We report novel luminescent materials based on group III-V compound semiconductor nanowires. Semiconductor nanowires are essentially one-dimensional rods with length of several microns and diameter below 100 nm. Hence, nanowires exhibit interesting quantum confinement and carrier transport properties. Nanowires are grown using metal seed particles by the vapor-liquid-solid (VLS) process in a molecular beam epitaxy or metalorganic chemical vapor deposition system. By varying the material deposition during growth, axial or radial nanowire heterostructures and p-n junctions may be formed for various device applications including light emitting diodes, lasers, and photodetectors.
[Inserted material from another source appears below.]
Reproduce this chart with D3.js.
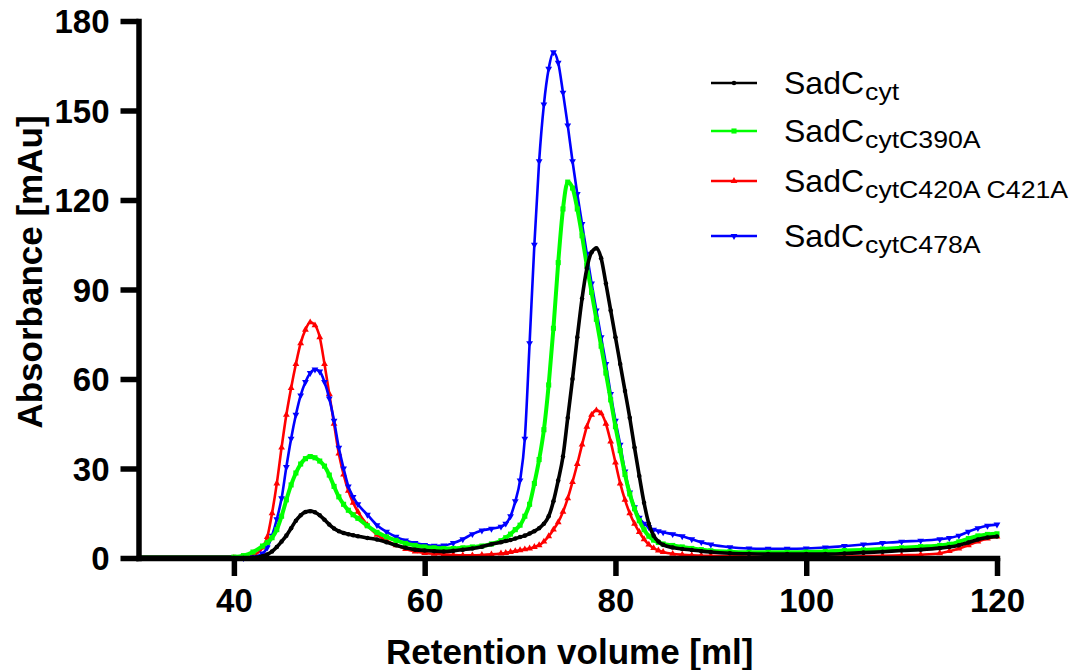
<!DOCTYPE html>
<html>
<head>
<meta charset="utf-8">
<script src="https://cdn.jsdelivr.net/npm/d3@7"></script>
<style>
  body { margin: 0; background: #fff; }
  svg { display: block; }
</style>
</head>
<body>
<svg id="chart" width="1074" height="670"></svg>
<script>
// Elution volumes (ml) shared by every trace
const volume = [40,41,42,43,43.5,44,44.5,45,45.5,46,46.5,47,47.5,48,48.5,49,49.5,50,50.5,51,51.5,52,52.5,53,
  54,55,56,57,58,59,60,61,62,63,64,65,66,67,68,
  68.5,69,69.5,70,70.5,71,71.5,72,72.5,73,73.5,74,74.5,75,75.5,76,76.5,77,77.5,78,78.5,79,79.5,80,80.5,81,81.5,82,82.5,83,83.5,84,84.5,85,
  86,87,88,89,90,92,94,96,98,100,102,104,106,108,110,112,114,115,116,117,118,119,120];

// Absorbance (mAu) per construct
const sadcCyt = [0,0,0.1,0.6,1.2,2.2,3.7,5.5,7.5,10,12.5,14.3,15.4,15.7,15.3,14.3,12.8,11.2,9.9,9.0,8.4,8.0,7.6,7.3,
  6.7,6.2,5.3,4.3,3.4,2.8,2.5,2.3,2.2,2.4,2.8,3.2,3.8,4.6,5.3,
  5.7,6.0,6.5,7.0,7.5,8.2,9.0,10.0,11.5,14,19,26,34,47,60,74,87,97,102.5,103.8,100.5,92,83,74,65,56,47,37,27.5,18.5,11.5,7.5,5.5,4.4,
  3.5,3.0,2.7,2.3,2.0,1.6,1.4,1.3,1.3,1.3,1.3,1.5,1.8,2.1,2.5,2.8,3.3,3.7,4.3,5.2,6.2,6.9,7.2];

const sadcC390A = [0.3,0.8,2.0,4.0,5.2,6.8,9.5,14,19.5,24.5,28.5,31.5,33.3,34,33.6,32.5,30.8,27.8,24,20.5,18,16,14.5,13.3,
  10.8,8.6,7.1,5.9,4.9,4.2,3.7,3.4,3.2,3.2,3.4,3.7,4.0,4.7,5.8,
  6.8,8,9.5,11,14,18,25,33,43,58,77,99,117,126,124,117,108,98,89,80,71,62,53,44,36,28,21.5,16.5,12.5,9.5,7.3,6.0,5.2,4.7,
  4.2,3.7,3.2,2.8,2.4,2.1,1.9,1.9,1.9,2.0,2.2,2.5,2.7,3.0,3.4,3.8,4.2,4.6,5.4,6.5,7.4,7.9,8.1];

const sadcC420AC421A = [0,0.1,0.8,3.5,7,15,25,37,48,57,65,72,76.5,79,78,74,65,55,45,35,28,22.5,18.5,15.5,
  11,7.8,5.8,4.3,3.0,2.2,1.7,1.4,1.2,1.0,0.9,0.9,1.0,1.2,1.5,
  1.7,2.0,2.3,2.6,2.9,3.2,3.7,4.3,5.5,7.3,9.5,12,15.5,20,25.5,31.5,38,44,48,49.5,48.5,45,39,32,25,19.5,15,11.5,8.7,6.3,4.5,3.3,2.5,2.0,
  1.4,1.1,0.9,0.8,0.7,0.6,0.5,0.4,0.4,0.4,0.4,0.5,0.6,0.7,0.9,1.1,1.6,2.3,3.2,4.3,5.5,6.5,7.2];

const sadcC478A = [0,0,0.3,1.5,3.5,7.5,13,20,30.5,40,48,54.5,59,62,63.2,62.5,59,53.5,46,37,30,24,20.5,18,
  14.5,11,8.8,7.1,5.9,5.0,4.4,4.1,4.2,5.0,6.3,8.0,9.2,9.8,10.5,
  11.5,14,19,26,40,72,105,133,152,164,169.5,166,156,145,133,122,112,102,92,83,74,65,55,46,38,29,22,17,13.5,11.5,10.3,9.5,9.0,8.6,
  8.0,7.3,6.3,5.3,4.5,3.6,3.2,3.1,3.1,3.2,3.5,4.0,4.5,5.0,5.5,5.8,6.3,6.7,7.5,8.8,10,10.8,11.2];

// Flat run before sample injection (ml)
const preRun = [30, 40];

const xTicks = [40, 60, 80, 100, 120];
const yTicks = [0, 30, 60, 90, 120, 150, 180];

const legendMain = "SadC";
const legendSubs = ["cyt", "cytC390A", "cytC420A C421A", "cytC478A"];

const traces = [
  { sub: legendSubs[0], values: sadcCyt,        color: "#000000", symbol: d3.symbolCircle,   size: 16, width: 3.6, rotate: 0 },
  { sub: legendSubs[1], values: sadcC390A,      color: "#00ff00", symbol: d3.symbolSquare,   size: 26, width: 4.0, rotate: 0 },
  { sub: legendSubs[2], values: sadcC420AC421A, color: "#ff0000", symbol: d3.symbolTriangle, size: 20, width: 2.6, rotate: 0 },
  { sub: legendSubs[3], values: sadcC478A,      color: "#0000ff", symbol: d3.symbolTriangle, size: 20, width: 2.6, rotate: 180 }
];
// drawing order: red, blue, green, black on top
const drawOrder = [2, 3, 1, 0];

const font = "'Liberation Sans', Arial, sans-serif";
const svg = d3.select("#chart");
const x = d3.scaleLinear().domain([30, 120]).range([138.5, 997]);
const y = d3.scaleLinear().domain([0, 180]).range([558, 21]);

const plot = svg.append("g");

// baseline before injection
plot.append("path")
  .datum(preRun)
  .attr("fill", "none")
  .attr("stroke", "#2b5e2b")
  .attr("stroke-width", 2)
  .attr("d", d3.line().x(d => x(d)).y(() => y(0) - 2));

const line = d3.line().curve(d3.curveMonotoneX);

drawOrder.forEach(i => {
  const t = traces[i];
  const pts = volume.map((v, k) => [x(v), y(t.values[k])]);
  const g = plot.append("g");
  g.append("path")
    .attr("d", line(pts))
    .attr("fill", "none")
    .attr("stroke", t.color)
    .attr("stroke-width", t.width)
    .attr("stroke-linejoin", "round")
    .attr("stroke-linecap", "round");
  const sym = d3.symbol().type(t.symbol).size(t.size);
  g.selectAll("path.m")
    .data(pts)
    .join("path")
    .attr("class", "m")
    .attr("d", sym)
    .attr("fill", t.color)
    .attr("transform", d => `translate(${d[0]},${d[1]}) rotate(${t.rotate})`);
});

// Axes
const axisStyle = sel => {
  sel.select(".domain").attr("stroke", "#000").attr("stroke-width", 5.5).attr("stroke-linecap", "square");
  sel.selectAll(".tick line").attr("stroke", "#000").attr("stroke-width", 5.5);
  sel.selectAll(".tick text")
    .attr("fill", "#000")
    .style("font-family", font)
    .style("font-weight", "bold")
    .style("font-size", "33px");
};

const xAxis = svg.append("g")
  .attr("transform", `translate(0,${y(0)})`)
  .call(d3.axisBottom(x).tickValues(xTicks).tickSize(18).tickSizeOuter(0))
  .call(axisStyle);
xAxis.selectAll(".tick text").attr("y", 54).attr("dy", 0);

const yAxis = svg.append("g")
  .attr("transform", `translate(${x(30)},0)`)
  .call(d3.axisLeft(y).tickValues(yTicks).tickSize(18).tickSizeOuter(0))
  .call(axisStyle);
yAxis.selectAll(".tick text").attr("x", -29).attr("dy", "0.36em");

// Axis titles
svg.append("text")
  .attr("x", (x(30) + x(120)) / 2 + 2)
  .attr("y", 664)
  .attr("text-anchor", "middle")
  .style("font-family", font)
  .style("font-weight", "bold")
  .style("font-size", "35px")
  .text("Retention volume [ml]");

svg.append("text")
  .attr("transform", "translate(42,272) rotate(-90)")
  .attr("text-anchor", "middle")
  .style("font-family", font)
  .style("font-weight", "bold")
  .style("font-size", "35px")
  .text("Absorbance [mAu]");

// Legend
const legendRows = [83, 131, 181, 236];
const legend = svg.append("g");
traces.forEach((t, i) => {
  const ly = legendRows[i];
  const row = legend.append("g");
  row.append("line")
    .attr("x1", 711).attr("x2", 757)
    .attr("y1", ly).attr("y2", ly)
    .attr("stroke", t.color).attr("stroke-width", 2.4);
  row.append("path")
    .attr("d", d3.symbol().type(t.symbol).size(t.size)())
    .attr("fill", t.color)
    .attr("transform", `translate(734,${ly}) rotate(${t.rotate})`);
  const main = row.append("text")
    .attr("x", 784).attr("y", ly + 10.5)
    .style("font-family", font)
    .style("font-size", "32px")
    .attr("fill", "#000")
    .text(legendMain);
  const w = main.node().getComputedTextLength();
  row.append("text")
    .attr("transform", `translate(${784 + w + 1},${ly + 16.5}) scale(1.16,1)`)
    .style("font-family", font)
    .style("font-size", "23px")
    .attr("fill", "#000")
    .text(t.sub);
});
</script>
</body>
</html>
Due to the large surface area to volume ratio of a nanowire, lattice mismatch strain may be accommodated by elastic distortion of the nanowire without detrimental misfit dislocations, which gives a much greater ability to perform bandgap engineering in nanowires as compared to thin films. Hence, unique heterostructures are possible in nanowires that would be impossible in thin films, opening up new device applications and possibilities in condensed matter physics.
We will report our recent work on the photoluminescence properties of InAsP/InP nanowires. InP nanowires were grown on <111> Si substrates by the Au-assisted vapor-liquid-solid process in a gas source molecular beam epitaxy system. InAsyP1-y segments were grown in the middle of the InP nanowires, creating a multiple quantum dot structure or superlattice. The quantum dot dimensions and composition were determined by scanning electron microscopy (SEM), transmission electron microscopy (TEM), and energy dispersive x-ray spectroscopy (EDX). Photoluminescence (PL) from the quantum dot structure could be tuned by the InAsyP1-y composition (y), or by the size of the quantum dot via the quantum confinement effect. Cathodoluminescence (CL) measurements confirmed localized emission from the quantum dots. To reduce detrimental surface states, the nanowires were passivated with an AlInP shell, which resulted in strong PL emission.
The growth mechanism of the quantum dots were inferred from the InAsP and InP segment lengths as a function of nanowire diameter. Short InAsP segment lengths were found to grow by depletion of In from the Au particle as well as by direct impingement, while longer segments of InAsP and InP grew by diffusive transport of adatoms from the nanowire sidewalls. The present study offers a manner to engineer the lengths of InAsP quantum dots embedded in InP barriers to better control the PL or CL emission. A novel group III and V gas switching sequence is presented to improve compositional control of the QD.